We have a production Kubernetes cluster running on Azure and it works great with minimal operations effort. We then decided that we needed another cluster for Dev but without the expense of another entire cluster for what would be relatively small usage.

Enter MicroK8s, a small cluster, easy to install and run that by default will have a single node. Rather than using VMs as such, it will install as a package in Ubuntu and give you a relatively small and easy cluster. Great.

However, getting it connected up to Octopus Deploy wasn't quite so straight-forward and that was partly due to the initial workload to get the networking going. Router rules, firewalls etc. but I finally got the Octopus server to be able to establish a connection to the MicroK8s cluster, which was nice.

The next problem was that when connecting, you can get Octopus to verify the TLS connection, even if it uses a self-signed certificate, by uploading the expected cert from the K8s cluster to Octopus and referencing it there.
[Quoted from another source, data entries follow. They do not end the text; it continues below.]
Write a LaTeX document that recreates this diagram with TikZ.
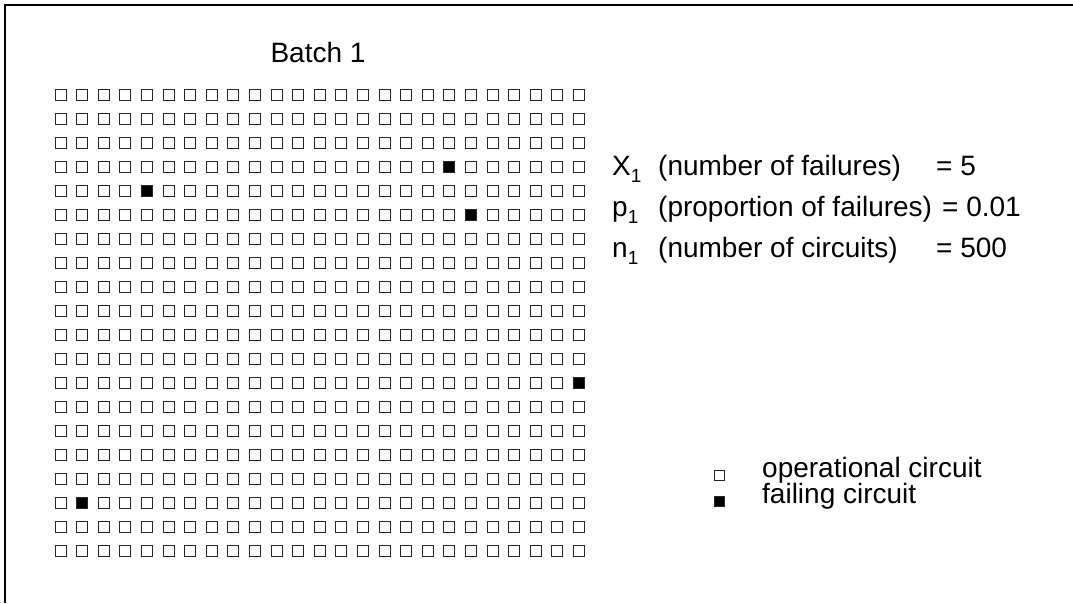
\documentclass[tikz,border=0pt]{standalone}
\usepackage{fontspec}
\setmainfont{Liberation Sans}
% lowered index digit, as in X_1
\newcommand\lowidx[1]{\raisebox{-7pt}{\fontsize{19}{19}\selectfont #1}}
% failing circuits: row@column
\expandafter\def\csname fail@3@18\endcsname{}
\expandafter\def\csname fail@4@4\endcsname{}
\expandafter\def\csname fail@5@19\endcsname{}
\expandafter\def\csname fail@12@24\endcsname{}
\expandafter\def\csname fail@17@1\endcsname{}
\begin{document}
\begin{tikzpicture}[x=1pt,y=-1pt,
  cell/.style={draw=black!85,line width=1.1pt,minimum size=11pt,inner sep=0pt,anchor=north west},
  failcell/.style={cell,fill=black},
  lbl/.style={font=\fontsize{28}{30}\selectfont,inner sep=0pt,anchor=base west},
]
\useasboundingbox (0,0) rectangle (1073,603);
% frame
\coordinate (fbl) at (5,603);
\coordinate (ftl) at (5,5);
\coordinate (ftr) at (1073,5);
\draw[line width=1.5pt] (fbl) -- (ftl) -- (ftr);

% title
\node[lbl,anchor=base] (title) at (318,62) {Batch 1};

% batch of 20 x 25 circuits, snapped to whole points
\foreach \i in {0,...,19}{
  \foreach \j in {0,...,24}{
    \ifcsname fail@\i @\j\endcsname \def\st{failcell}\else \def\st{cell}\fi
    \pgfmathsetmacro\cx{round(53.6+21.6*\j)+0.5}
    \node[\st] (c-\i-\j) at (\cx,{88.5+24*\i}) {};
  }
}

% summary
\node[lbl] (xsym) at (612,175) {X\lowidx{1}};
\node[lbl] (xdesc) at (658,175) {(number of failures)};
\node[lbl] (xval) at (936,175) {= 5};
\node[lbl] (psym) at (612,216) {p\lowidx{1}};
\node[lbl] (pdesc) at (658,216) {(proportion of failures)};
\node[lbl] (pval) at (942,216) {= 0.01};
\node[lbl] (nsym) at (612,257) {n\lowidx{1}};
\node[lbl] (ndesc) at (658,257) {(number of circuits)};
\node[lbl] (nval) at (936,257) {= 500};

% legend
\node[cell,minimum size=10pt] (kop) at (713.5,469.5) {};
\node[failcell,minimum size=10pt] (kfail) at (713.5,495.5) {};
\node[lbl] (top) at (762,477) {operational circuit};
\node[lbl] (tfail) at (762,503) {failing circuit};
\end{tikzpicture}
\end{document}
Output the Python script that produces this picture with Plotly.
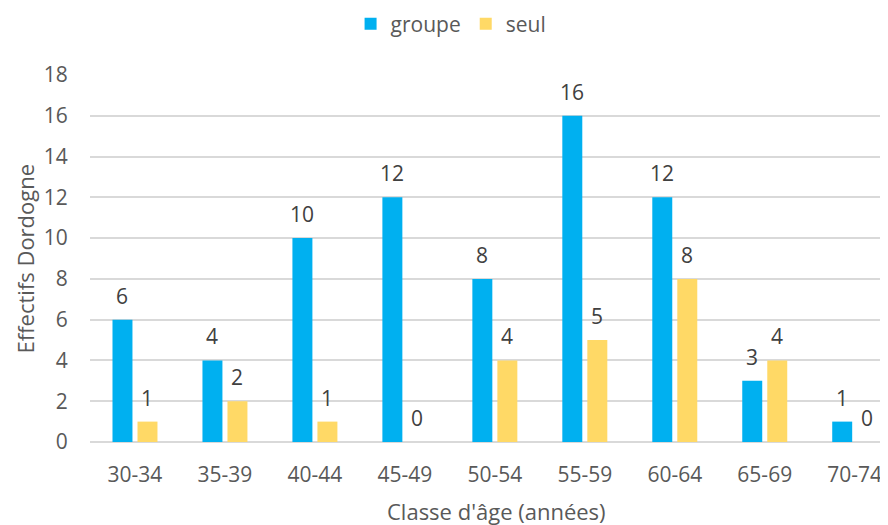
import plotly.graph_objects as go

categories = ["30-34", "35-39", "40-44", "45-49", "50-54", "55-59", "60-64", "65-69", "70-74"]
groupe = [6, 4, 10, 12, 8, 16, 12, 3, 1]
seul = [1, 2, 1, 0, 4, 5, 8, 4, 0]
y_ticks = [0, 2, 4, 6, 8, 10, 12, 14, 16, 18]

BLUE = "#00B0F0"
YELLOW = "#FFD966"
FONT = "Open Sans, Lato, sans-serif"
BW = 0.222

fig = go.Figure()
fig.add_trace(go.Bar(x=list(range(len(categories))), y=groupe, name="groupe",
                     marker=dict(color=BLUE, line=dict(width=0)),
                     width=BW, offset=-0.25))
fig.add_trace(go.Bar(x=list(range(len(categories))), y=seul, name="seul",
                     marker=dict(color=YELLOW, line=dict(width=0)),
                     width=BW, offset=0.028))

annotations = []
for i, (g, s) in enumerate(zip(groupe, seul)):
    annotations.append(dict(x=i - 0.139, y=g, text=str(g), showarrow=False,
                            yanchor="middle", yshift=24,
                            font=dict(family=FONT, size=21, color="#404040")))
    annotations.append(dict(x=i + 0.139, y=s, text=str(s), showarrow=False,
                            yanchor="middle", yshift=24,
                            font=dict(family=FONT, size=21, color="#404040")))

# axis titles
annotations.append(dict(xref="paper", yref="paper", x=0, y=0.5, xanchor="center", yanchor="middle",
                        xshift=-66, textangle=-90, showarrow=False, text="Effectifs Dordogne",
                        borderpad=0,
                        font=dict(family=FONT, size=22, color="#595959")))
annotations.append(dict(xref="paper", yref="paper", x=0.5, y=0, xanchor="center", yanchor="middle",
                        xshift=7, yshift=-69, showarrow=False, text="Classe d'âge (années)",
                        borderpad=0,
                        font=dict(family=FONT, size=22, color="#595959")))

fig.update_layout(
    width=880, height=517,
    margin=dict(l=82, r=0, t=67, b=83, autoexpand=False),
    paper_bgcolor="white", plot_bgcolor="white",
    barmode="overlay",
    font=dict(family=FONT, size=21, color="#595959"),
    legend=dict(orientation="h", xref="container", x=0.5035, xanchor="center",
                y=1.139, yanchor="middle",
                font=dict(family=FONT, size=21, color="#595959"),
                itemwidth=30, traceorder="normal"),
    annotations=annotations,
    xaxis=dict(
        tickmode="array", tickvals=list(range(len(categories))), ticktext=categories,
        range=[-0.5, 8.37], showgrid=False, zeroline=False, automargin=False,
        showline=False, ticks="outside", ticklen=14, tickcolor="rgba(0,0,0,0)",
        tickfont=dict(family=FONT, size=21, color="#595959"),
        fixedrange=True,
    ),
    yaxis=dict(
        range=[0, 18], tickvals=y_ticks, showgrid=True, gridcolor="#D9D9D9", gridwidth=1.5,
        zeroline=True, zerolinecolor="#D9D9D9", zerolinewidth=1.5, automargin=False,
        showline=False, ticks="outside", ticklen=17, tickcolor="rgba(0,0,0,0)",
        tickfont=dict(family=FONT, size=21, color="#595959"),
        fixedrange=True,
    ),
)

fig.write_html("out.html")
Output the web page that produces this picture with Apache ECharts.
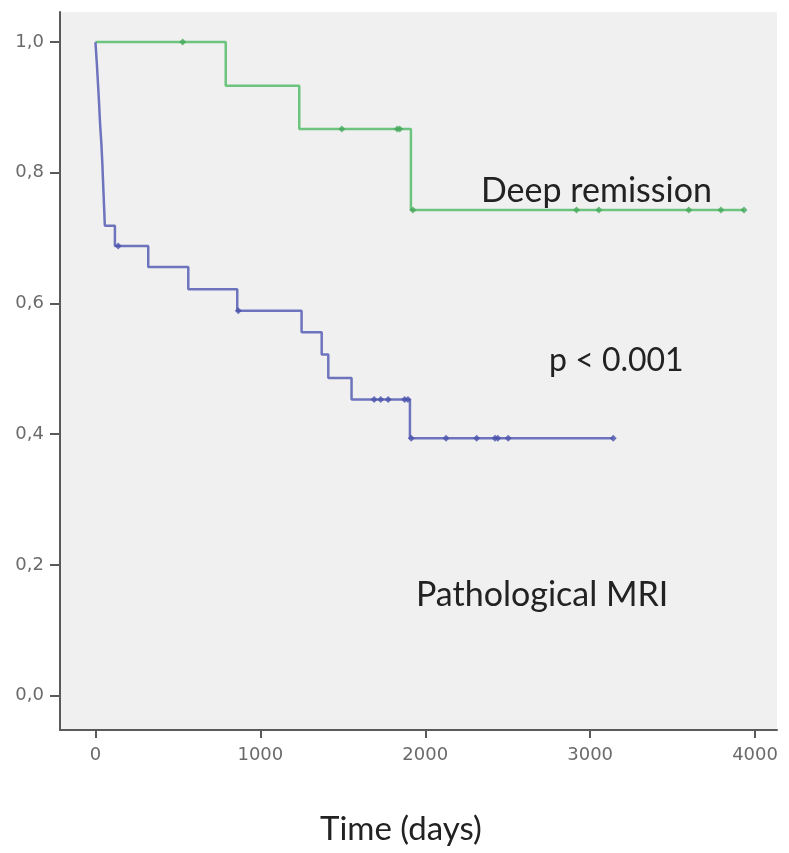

When I tried to connect and test, however, I received the following error:

Unable to connect to the server: x509: certificate is valid for 127.0.0.1, 10.152.183.1, 192.168.1.123, not 
 
I sort of understood what was happening in that the certificate had been issues by the cluster for the IPs it knew about (not sure where the 10... comes from, perhaps the node ip range) and it would not know about the external IP I was accessing it from.

This was confusing however since the MicroK8s docs are pretty slim and it was unclear whether this was related to Kubernetes itself (kubeadm etc) or whether it was a MicroK8s issue.

Well it turns out that a recently fixed issue allows us to modify the certificate issuance to include the correct IP addresses. All you have to do is edit /var/snap/microk8s/current/certs/csr.conf.template to include the additional IPs/names and then reboot and the certificate is re-issued. Octopus then connected and the world was good!

EDIT 10th December 2019

It appears that the current version of Octopus uses a version of the api for deployments which is deprecated and NOT supported on the latest version of microk8s. There is an issue to fix it but it appears to be marked for March's release of Octopus deploy so for now, I had to grab the script from the deployment log and paste it directly into the cluster and used kubectl to apply it. Not great because the automation bit doesn't work. I'm going to see if I can find a more manual way of specifying the deployment in Octopus to work around it.